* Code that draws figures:
• • • •
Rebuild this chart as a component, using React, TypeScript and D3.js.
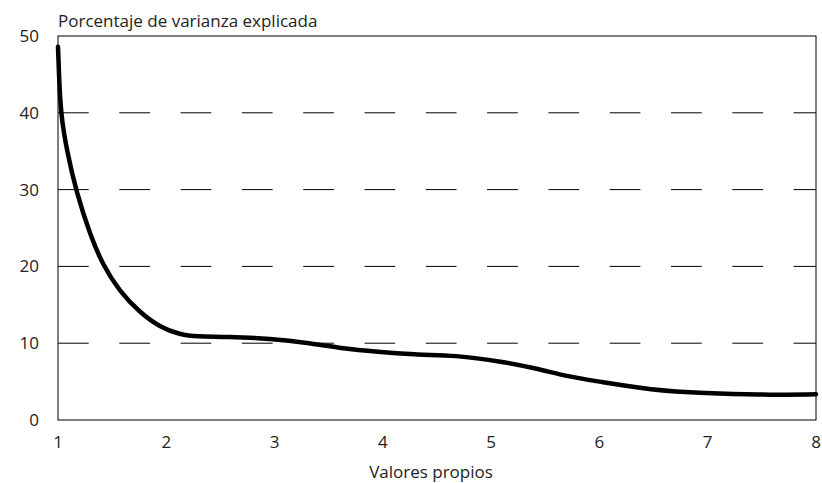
import React from "react";
import * as d3 from "d3";

const xVals = [1, 1.01, 1.028, 1.08, 1.17, 1.3, 1.41, 1.57, 1.757, 1.94, 2.13, 2.28, 2.56, 2.96, 3.33, 3.63, 3.94, 4.34, 4.65, 5.11, 5.42, 5.73, 6.0, 6.47, 6.99, 7.45, 8.0];
const yVals = [48.6, 44.5, 39.6, 35.2, 29.6, 24.0, 20.3, 16.7, 14.0, 12.1, 11.1, 10.85, 10.85, 10.6, 10.0, 9.3, 8.9, 8.46, 8.46, 7.6, 6.7, 5.6, 5.0, 3.9, 3.47, 3.26, 3.35];
const xTicks = [1, 2, 3, 4, 5, 6, 7, 8];
const yTicks = [0, 10, 20, 30, 40, 50];
const gridTicks = [10, 20, 30, 40];
const yTitle = "Porcentaje de varianza explicada";
const xTitle = "Valores propios";

const W = 822, H = 483;
const L = 58, R = 816, T = 36, B = 420;
const FONT = "'Open Sans', 'Noto Sans', sans-serif";

export default function App() {
  const x = d3.scaleLinear().domain([1, 8]).range([L, R]);
  const y = d3.scaleLinear().domain([0, 50]).range([B, T]);
  const pts = xVals.map((v, i) => [v, yVals[i]] as [number, number]);
  const line = d3.line<[number, number]>().x(d => x(d[0])).y(d => y(d[1])).curve(d3.curveBasis);
  return (
    <svg width={W} height={H} style={{ position: "absolute", left: 0, top: 0, background: "#fff" }}>
      <rect x={0} y={0} width={W} height={H} fill="#fff" />
      {gridTicks.map(t => (
        <line key={t} x1={L} x2={R} y1={y(t)} y2={y(t)} stroke="#000" strokeWidth={1} strokeDasharray="30.7 30.6" />
      ))}
      <rect x={L} y={T} width={R - L} height={B - T} fill="none" stroke="#000" strokeWidth={1} />
      <path d={line(pts) || ""} fill="none" stroke="#000" strokeWidth={4.5} strokeLinecap="round" strokeLinejoin="round" />
      {yTicks.map(t => (
        <text key={t} x={39} y={y(t)} dy="0.35em" textAnchor="end" fontFamily={FONT} fontSize={17} fill="#222">{t}</text>
      ))}
      {xTicks.map(t => (
        <text key={t} x={x(t)} y={448} textAnchor="middle" fontFamily={FONT} fontSize={17} fill="#222">{t}</text>
      ))}
      <text x={58} y={27} fontFamily={FONT} fontSize={17} fill="#222">{yTitle}</text>
      <text x={431} y={478} textAnchor="middle" fontFamily={FONT} fontSize={17} fill="#222">{xTitle}</text>
    </svg>
  );
}
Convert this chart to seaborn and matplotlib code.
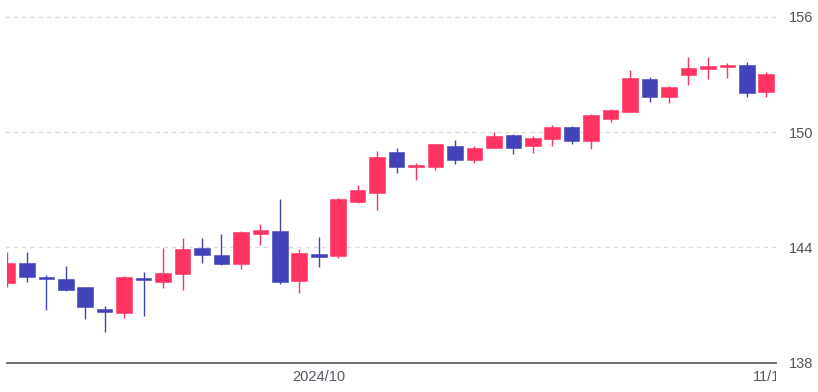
import numpy as np
import pandas as pd
import matplotlib
matplotlib.use("Agg")
import matplotlib.pyplot as plt
from matplotlib.transforms import Bbox, TransformedBbox
import seaborn as sns

# ---- data (USD/JPY daily candles) ----
dates = pd.bdate_range("2024-09-09", "2024-11-01")
opens = [142.16, 143.17, 142.44, 142.34, 141.92, 140.81, 140.60, 142.42, 142.21, 142.61,
         143.97, 143.60, 143.15, 144.68, 144.87, 142.25, 143.65, 143.57, 146.34, 146.83,
         148.94, 148.16, 148.20, 149.27, 148.54, 149.17, 149.86, 149.27, 149.62, 150.28,
         149.55, 150.69, 151.03, 152.74, 151.81, 152.98, 153.26, 153.38, 153.47, 152.07]
highs = [143.77, 143.74, 142.56, 143.04, 141.95, 140.95, 142.50, 142.72, 143.95, 144.50,
         144.47, 144.69, 144.83, 145.23, 146.50, 143.90, 144.52, 146.55, 147.24, 149.01,
         149.15, 148.39, 149.38, 149.57, 149.29, 150.00, 149.88, 149.81, 150.35, 150.32,
         150.93, 151.20, 153.21, 152.85, 152.41, 153.89, 153.89, 153.58, 153.63, 153.11]
lows = [141.95, 142.20, 140.74, 141.74, 140.29, 139.60, 140.34, 140.44, 141.90, 141.76,
        143.17, 143.10, 142.89, 144.12, 142.08, 141.64, 142.98, 143.45, 146.30, 145.93,
        147.87, 147.50, 148.02, 148.35, 148.40, 149.15, 148.87, 148.89, 149.27, 149.38,
        149.12, 150.52, 151.02, 151.58, 151.49, 152.45, 152.76, 152.79, 151.84, 151.81]
closes = [143.17, 142.44, 142.38, 141.80, 140.88, 140.62, 142.47, 142.29, 142.66, 143.93,
          143.60, 143.15, 144.81, 144.90, 142.20, 143.69, 143.51, 146.53, 146.98, 148.72,
          148.16, 148.27, 149.36, 148.56, 149.17, 149.79, 149.18, 149.67, 150.26, 149.52,
          150.90, 151.15, 152.79, 151.81, 152.36, 153.32, 153.43, 153.47, 152.01, 153.02]
x_tick_dates = ["2024-10-01", "2024-11-01"]
x_tick_labels = ["2024/10", "11/1"]
y_ticks = [138, 144, 150, 156]

df = pd.DataFrame({"date": dates, "open": opens, "high": highs, "low": lows, "close": closes})
df["idx"] = np.arange(len(df))
df["up"] = df["close"] >= df["open"]

UP = "#ff3361"
DOWN = "#4343b9"

sns.set_theme(style="white")
plt.rcParams["font.family"] = ["Liberation Sans", "DejaVu Sans"]

fig = plt.figure(figsize=(8.18, 3.92), dpi=100)
ax = fig.add_axes([7 / 818, 29.3 / 392, 769 / 818, 362.7 / 392])

colors = np.where(df["up"], UP, DOWN)
ax.vlines(df["idx"], df["low"], df["high"], colors=colors, linewidth=1.0, zorder=3)
bottoms = np.minimum(df["open"], df["close"])
heights = np.maximum(np.abs(df["close"] - df["open"]), 0.07)
ax.bar(df["idx"], heights, bottom=bottoms, width=0.8, color=colors,
       edgecolor=colors, linewidth=0.4, zorder=4)

ax.set_ylim(138, 156 + 16.7 / 19.22)
ax.set_xlim(-0.02, 39.5)

for v in y_ticks[1:]:
    ax.axhline(v, color="#dddddd", linestyle=(0, (3, 3)), linewidth=1.0, zorder=1, clip_on=False,
               xmin=-0.003, xmax=1.003)

for s in ["top", "left", "right"]:
    ax.spines[s].set_visible(False)
ax.spines["bottom"].set_color("#666666")
ax.spines["bottom"].set_linewidth(1.3)
ax.spines["bottom"].set_zorder(5)

ax.yaxis.tick_right()
ax.set_yticks(y_ticks)
ax.set_yticklabels([str(v) for v in y_ticks])
ax.tick_params(axis="y", length=0, pad=9, labelsize=10.5, labelcolor="#555555")

pos = [int(df.index[df["date"] == pd.Timestamp(d)][0]) for d in x_tick_dates]
ax.set_xticks(pos)
ax.set_xticklabels(x_tick_labels)
ax.tick_params(axis="x", length=0, pad=5, labelsize=10.5, labelcolor="#555566")
clipbox = TransformedBbox(Bbox([[0, 0], [776 / 818, 1]]), fig.transFigure)
for lab in ax.get_xticklabels():
    lab.set_clip_box(clipbox)
    lab.set_clip_on(True)

ax.set_xlabel("")
ax.set_ylabel("")
ax.grid(False)

fig.savefig("out.png", dpi=100)
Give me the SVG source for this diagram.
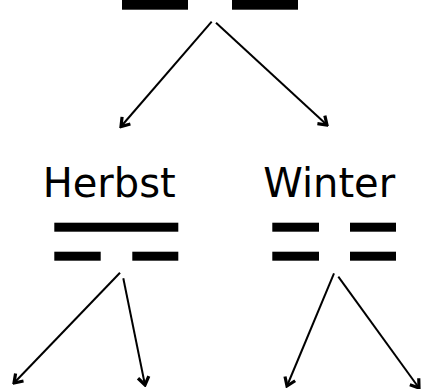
• • • •
* Given instruction: Set down the material above as is, without any pictures.

* Result of the exercise:
Rebuild this chart as a component, using React, TypeScript and D3.js.
import React from "react";
import * as d3 from "d3";

const xVals = [1, 1.01, 1.028, 1.08, 1.17, 1.3, 1.41, 1.57, 1.757, 1.94, 2.13, 2.28, 2.56, 2.96, 3.33, 3.63, 3.94, 4.34, 4.65, 5.11, 5.42, 5.73, 6.0, 6.47, 6.99, 7.45, 8.0];
const yVals = [48.6, 44.5, 39.6, 35.2, 29.6, 24.0, 20.3, 16.7, 14.0, 12.1, 11.1, 10.85, 10.85, 10.6, 10.0, 9.3, 8.9, 8.46, 8.46, 7.6, 6.7, 5.6, 5.0, 3.9, 3.47, 3.26, 3.35];
const xTicks = [1, 2, 3, 4, 5, 6, 7, 8];
const yTicks = [0, 10, 20, 30, 40, 50];
const gridTicks = [10, 20, 30, 40];
const yTitle = "Porcentaje de varianza explicada";
const xTitle = "Valores propios";

const W = 822, H = 483;
const L = 58, R = 816, T = 36, B = 420;
const FONT = "'Open Sans', 'Noto Sans', sans-serif";

export default function App() {
  const x = d3.scaleLinear().domain([1, 8]).range([L, R]);
  const y = d3.scaleLinear().domain([0, 50]).range([B, T]);
  const pts = xVals.map((v, i) => [v, yVals[i]] as [number, number]);
  const line = d3.line<[number, number]>().x(d => x(d[0])).y(d => y(d[1])).curve(d3.curveBasis);
  return (
    <svg width={W} height={H} style={{ position: "absolute", left: 0, top: 0, background: "#fff" }}>
      <rect x={0} y={0} width={W} height={H} fill="#fff" />
      {gridTicks.map(t => (
        <line key={t} x1={L} x2={R} y1={y(t)} y2={y(t)} stroke="#000" strokeWidth={1} strokeDasharray="30.7 30.6" />
      ))}
      <rect x={L} y={T} width={R - L} height={B - T} fill="none" stroke="#000" strokeWidth={1} />
      <path d={line(pts) || ""} fill="none" stroke="#000" strokeWidth={4.5} strokeLinecap="round" strokeLinejoin="round" />
      {yTicks.map(t => (
        <text key={t} x={39} y={y(t)} dy="0.35em" textAnchor="end" fontFamily={FONT} fontSize={17} fill="#222">{t}</text>
      ))}
      {xTicks.map(t => (
        <text key={t} x={x(t)} y={448} textAnchor="middle" fontFamily={FONT} fontSize={17} fill="#222">{t}</text>
      ))}
      <text x={58} y={27} fontFamily={FONT} fontSize={17} fill="#222">{yTitle}</text>
      <text x={431} y={478} textAnchor="middle" fontFamily={FONT} fontSize={17} fill="#222">{xTitle}</text>
    </svg>
  );
}
Convert this chart to seaborn and matplotlib code.
import numpy as np
import pandas as pd
import matplotlib
matplotlib.use("Agg")
import matplotlib.pyplot as plt
from matplotlib.transforms import Bbox, TransformedBbox
import seaborn as sns

# ---- data (USD/JPY daily candles) ----
dates = pd.bdate_range("2024-09-09", "2024-11-01")
opens = [142.16, 143.17, 142.44, 142.34, 141.92, 140.81, 140.60, 142.42, 142.21, 142.61,
         143.97, 143.60, 143.15, 144.68, 144.87, 142.25, 143.65, 143.57, 146.34, 146.83,
         148.94, 148.16, 148.20, 149.27, 148.54, 149.17, 149.86, 149.27, 149.62, 150.28,
         149.55, 150.69, 151.03, 152.74, 151.81, 152.98, 153.26, 153.38, 153.47, 152.07]
highs = [143.77, 143.74, 142.56, 143.04, 141.95, 140.95, 142.50, 142.72, 143.95, 144.50,
         144.47, 144.69, 144.83, 145.23, 146.50, 143.90, 144.52, 146.55, 147.24, 149.01,
         149.15, 148.39, 149.38, 149.57, 149.29, 150.00, 149.88, 149.81, 150.35, 150.32,
         150.93, 151.20, 153.21, 152.85, 152.41, 153.89, 153.89, 153.58, 153.63, 153.11]
lows = [141.95, 142.20, 140.74, 141.74, 140.29, 139.60, 140.34, 140.44, 141.90, 141.76,
        143.17, 143.10, 142.89, 144.12, 142.08, 141.64, 142.98, 143.45, 146.30, 145.93,
        147.87, 147.50, 148.02, 148.35, 148.40, 149.15, 148.87, 148.89, 149.27, 149.38,
        149.12, 150.52, 151.02, 151.58, 151.49, 152.45, 152.76, 152.79, 151.84, 151.81]
closes = [143.17, 142.44, 142.38, 141.80, 140.88, 140.62, 142.47, 142.29, 142.66, 143.93,
          143.60, 143.15, 144.81, 144.90, 142.20, 143.69, 143.51, 146.53, 146.98, 148.72,
          148.16, 148.27, 149.36, 148.56, 149.17, 149.79, 149.18, 149.67, 150.26, 149.52,
          150.90, 151.15, 152.79, 151.81, 152.36, 153.32, 153.43, 153.47, 152.01, 153.02]
x_tick_dates = ["2024-10-01", "2024-11-01"]
x_tick_labels = ["2024/10", "11/1"]
y_ticks = [138, 144, 150, 156]

df = pd.DataFrame({"date": dates, "open": opens, "high": highs, "low": lows, "close": closes})
df["idx"] = np.arange(len(df))
df["up"] = df["close"] >= df["open"]

UP = "#ff3361"
DOWN = "#4343b9"

sns.set_theme(style="white")
plt.rcParams["font.family"] = ["Liberation Sans", "DejaVu Sans"]

fig = plt.figure(figsize=(8.18, 3.92), dpi=100)
ax = fig.add_axes([7 / 818, 29.3 / 392, 769 / 818, 362.7 / 392])

colors = np.where(df["up"], UP, DOWN)
ax.vlines(df["idx"], df["low"], df["high"], colors=colors, linewidth=1.0, zorder=3)
bottoms = np.minimum(df["open"], df["close"])
heights = np.maximum(np.abs(df["close"] - df["open"]), 0.07)
ax.bar(df["idx"], heights, bottom=bottoms, width=0.8, color=colors,
       edgecolor=colors, linewidth=0.4, zorder=4)

ax.set_ylim(138, 156 + 16.7 / 19.22)
ax.set_xlim(-0.02, 39.5)

for v in y_ticks[1:]:
    ax.axhline(v, color="#dddddd", linestyle=(0, (3, 3)), linewidth=1.0, zorder=1, clip_on=False,
               xmin=-0.003, xmax=1.003)

for s in ["top", "left", "right"]:
    ax.spines[s].set_visible(False)
ax.spines["bottom"].set_color("#666666")
ax.spines["bottom"].set_linewidth(1.3)
ax.spines["bottom"].set_zorder(5)

ax.yaxis.tick_right()
ax.set_yticks(y_ticks)
ax.set_yticklabels([str(v) for v in y_ticks])
ax.tick_params(axis="y", length=0, pad=9, labelsize=10.5, labelcolor="#555555")

pos = [int(df.index[df["date"] == pd.Timestamp(d)][0]) for d in x_tick_dates]
ax.set_xticks(pos)
ax.set_xticklabels(x_tick_labels)
ax.tick_params(axis="x", length=0, pad=5, labelsize=10.5, labelcolor="#555566")
clipbox = TransformedBbox(Bbox([[0, 0], [776 / 818, 1]]), fig.transFigure)
for lab in ax.get_xticklabels():
    lab.set_clip_box(clipbox)
    lab.set_clip_on(True)

ax.set_xlabel("")
ax.set_ylabel("")
ax.grid(False)

fig.savefig("out.png", dpi=100)
Give me the SVG source for this diagram.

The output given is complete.